Rifleman by Victor Gregg.
What an extraordinary man. His tales from the drop at Arnhem, his imprisonment at Dresden (shocking description of the lighting of the city).
The stories of his Communist Party days and subsequent hiring by the British Secret Service are spellbinding. On the verge of being picked for his country for cycling and the very real part he played in the downfall of the Berlin wall.

Astonishing story.
 
I decided that A Tale of Two Cities probably wasn't the best introduction to Dickens (it's said to be one of his more serious works) so I thought I'd break myself in gently with some shorter stuff.
Just finished reading To be Read at Dusk and The Chimes. Absolutely agree with the above - touching and funny characterisation, beautiful use of language and a real sense of the outrage he felt at the lack of social justice in society at the time.
Will tackle one of his longer works soon.
A Tale of Two Cities is my favourite Dickens:thumbs: - get back to it :mad:
 
Close Range Brokeback Mountain - Annie Proulx......fast becoming one of my favourite authors, stunning command of language.
 
Close Range Brokeback Mountain - Annie Proulx......fast becoming one of my favourite authors, stunning command of language.
One of my all time favourite writers. I think she's a fucking GENIUS, especially with dialogue. Just the odd clip on a word here, there, and you can hear the fucking dialect! Read everything she's done, there's isn't a duff one out there. I'm quite jealous you're getting to just start on her :cool:
 
One of my all time favourite writers. I think she's a fucking GENIUS, especially with dialogue.

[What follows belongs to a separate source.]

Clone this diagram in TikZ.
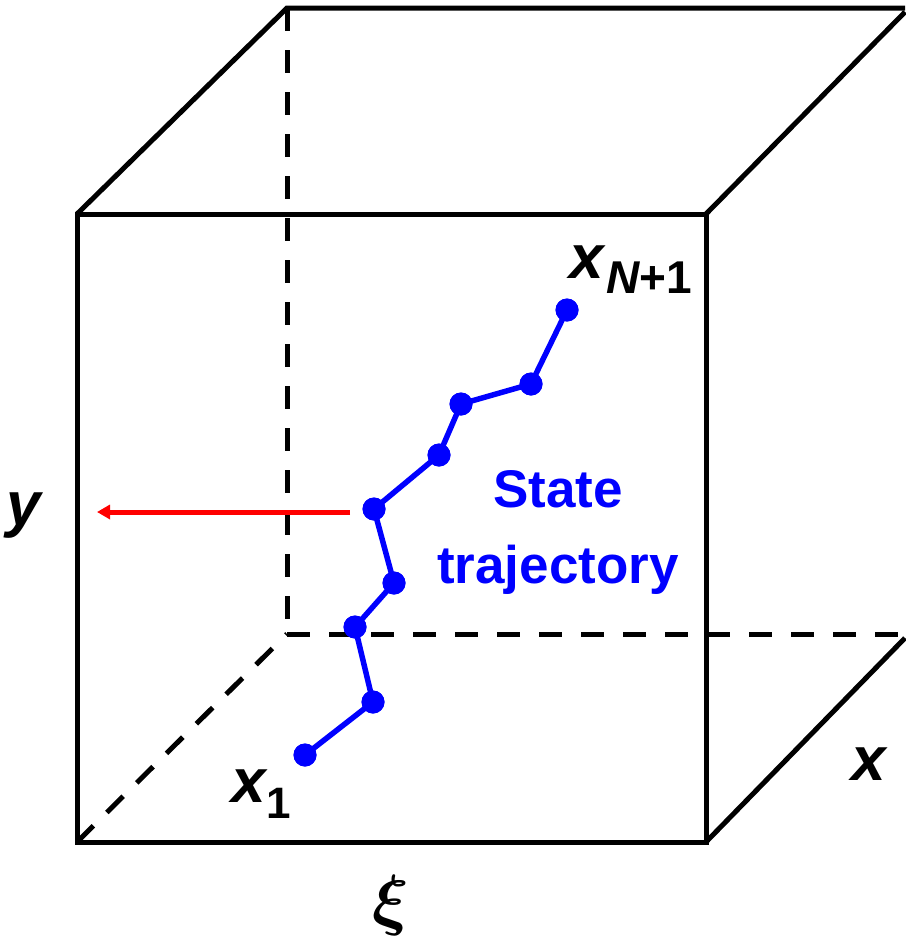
\documentclass[tikz,border=0pt]{standalone}
\usepackage{amsmath}
\usepackage{fontspec}
\setmainfont{Liberation Sans}
\usetikzlibrary{arrows.meta}
\begin{document}
\begin{tikzpicture}[x=1pt,y=-1pt,
  edge/.style={line width=5pt, line join=miter},
  hidden/.style={line width=5pt, dash pattern=on 23pt off 19pt},
  traj/.style={blue, line width=5.5pt},
  dot/.style={circle, fill=blue, inner sep=0pt, minimum size=23pt},
  lbl/.style={inner sep=0pt, anchor=base west},
  bigit/.style={font=\fontsize{62}{62}\selectfont\bfseries\itshape},
  statefont/.style={font=\fontsize{53}{53}\selectfont\bfseries, text=blue, inner sep=0pt, anchor=base}
]
\useasboundingbox (0,0) rectangle (905,937);
% cube corners
\coordinate (fbl) at (77,842);
\coordinate (fbr) at (706,842);
\coordinate (ftr) at (706,214);
\coordinate (ftl) at (77,214);
\coordinate (btl) at (287,8);
\coordinate (btr) at (905,8);
\coordinate (btr2) at (905,12);
\coordinate (bbr) at (905,638);
\coordinate (bbl) at (287,634);
\coordinate (bbe) at (905,634);
% front face and visible edges
\draw[edge] (fbl) -- (fbr) -- (ftr) -- (ftl) -- cycle;
\draw[edge] (ftl) -- (btl) -- (btr);
\draw[edge] (ftr) -- (btr2);
\draw[edge] (fbr) -- (bbr);
% hidden edges
\draw[hidden] (btl) -- (bbl);
\draw[hidden] (bbl) -- (bbe);
\draw[hidden] (fbl) -- (bbl);
% red arrow
\coordinate (rs) at (350,512);
\coordinate (re) at (97,512);
\draw[red, line width=5pt, -{Triangle[length=13pt,width=14pt]}] (rs) -- (re);
% trajectory
\node[dot] (p1) at (305,755) {};
\node[dot] (p2) at (373,702) {};
\node[dot] (p3) at (355,627) {};
\node[dot] (p4) at (394,583) {};
\node[dot] (p5) at (374,509) {};
\node[dot] (p6) at (439,455) {};
\node[dot] (p7) at (461,404) {};
\node[dot] (p8) at (531,384) {};
\node[dot] (p9) at (567,310) {};
\draw[traj] (p1.center) -- (p2.center) -- (p3.center) -- (p4.center) -- (p5.center) -- (p6.center) -- (p7.center) -- (p8.center) -- (p9.center);
\foreach \p in {p1,p2,p3,p4,p5,p6,p7,p8,p9} \fill[blue] (\p) circle (11.5pt);
% labels
\node[lbl, bigit] (xN) at (569,278) {x\kern3pt\raisebox{-15pt}{\fontsize{46}{46}\selectfont\bfseries{\itshape N}\upshape +1}};
\node[lbl, bigit] (x1) at (231,802) {x\kern1pt\raisebox{-16pt}{\fontsize{44}{44}\selectfont\bfseries\upshape 1}};
\node[lbl, bigit] (ylab) at (6,525) {y};
\node[lbl, bigit] (xlab) at (851,780) {x};
\node[inner sep=0pt, scale=6.8] (xi) at (391,905) {$\boldsymbol{\xi}$};
\node[statefont] (st1) at (558,507) {State};
\node[statefont] (st2) at (558,583) {trajectory};
\end{tikzpicture}
\end{document}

Just the odd clip on a word here, there, and you can hear the fucking dialect! Read everything she's done, there's isn't a duff one out there. I'm quite jealous you're getting to just start on her :cool:

I'm going to have to ration myself so I don't read everything in one go :)
 
Currently nothing. And I don't have many unread books on my shelf either, nothing that I'm too keen on right now at least. Might have to pop into Bookmongers tomorrow.